Step 4: Assess Hypothesis

  • Critical Value: Compare with chi-square distribution.

  • If \chi^2{calculated} < \chi^2{critical}, fail to reject H0.

  • Calculate and compare: (1.00 < 3.841), therefore, fail to reject H0.


Example 2: Ratios in Epilepsy Patients

  • Question: Ratio of right-handed (RH) to left-handed (LH) patients in 100 patients with epilepsy.

  • Hypotheses:

    • Null (H0): P(RH) = 0.95, P(LH) = 0.05
    • Alternative (HA): H0 is not true.
  • Observed Counts:

    • RH: 85; LH: 15
    • Total: 100

Step 2: Calculate Expected Values:

  • Expected counts (theoretical): RH = 95, LH = 5 based on ratios provided.

Step 3: Calculate Chi-Square ($\chi^2$)

  • \chi^2 = \frac{(85-95)^2}{95} + \frac{(15-5)^2}{5} = 21.05

Step 4: Degrees of Freedom

  • df = 2 - 1 = 1

  • Rejection: Calculate critical value.

  • Find that 21.05 > 3.841, thus reject H0.

APA Style Results

  • Report: The ratio of right-handed to left-handed people was significantly less than the rate observed in the general population: \chi^2(1, N=100) = 21.05, p < .01.

Example 3: Rats in a Maze

  • Question: Do rats prefer one door over the others?
  • Ideal hypotheses and approach similar to previous examples with observed counts in a grid format.

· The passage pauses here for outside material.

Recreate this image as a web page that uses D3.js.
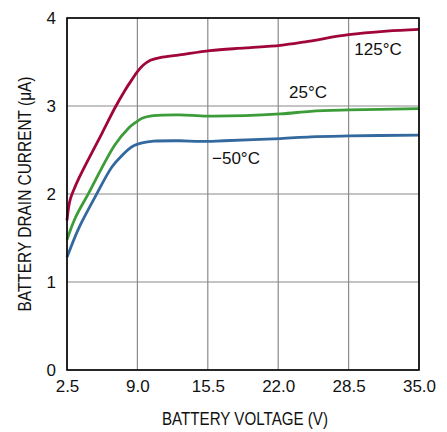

Chi-Square Test of Independence

  • Used to determine if two categorical variables are independent (e.g., handedness and gender).

Example Setup

  1. Observed counts provided, calculate expected counts based on marginal totals.
  2. Follow through steps outlined in previous examples for hypothesis testing.

Step 1 - 3 Processed Similarly

  • Compute \chi^2 and associated degrees of freedom, assess through critical values table to determine if results support H0 or HA.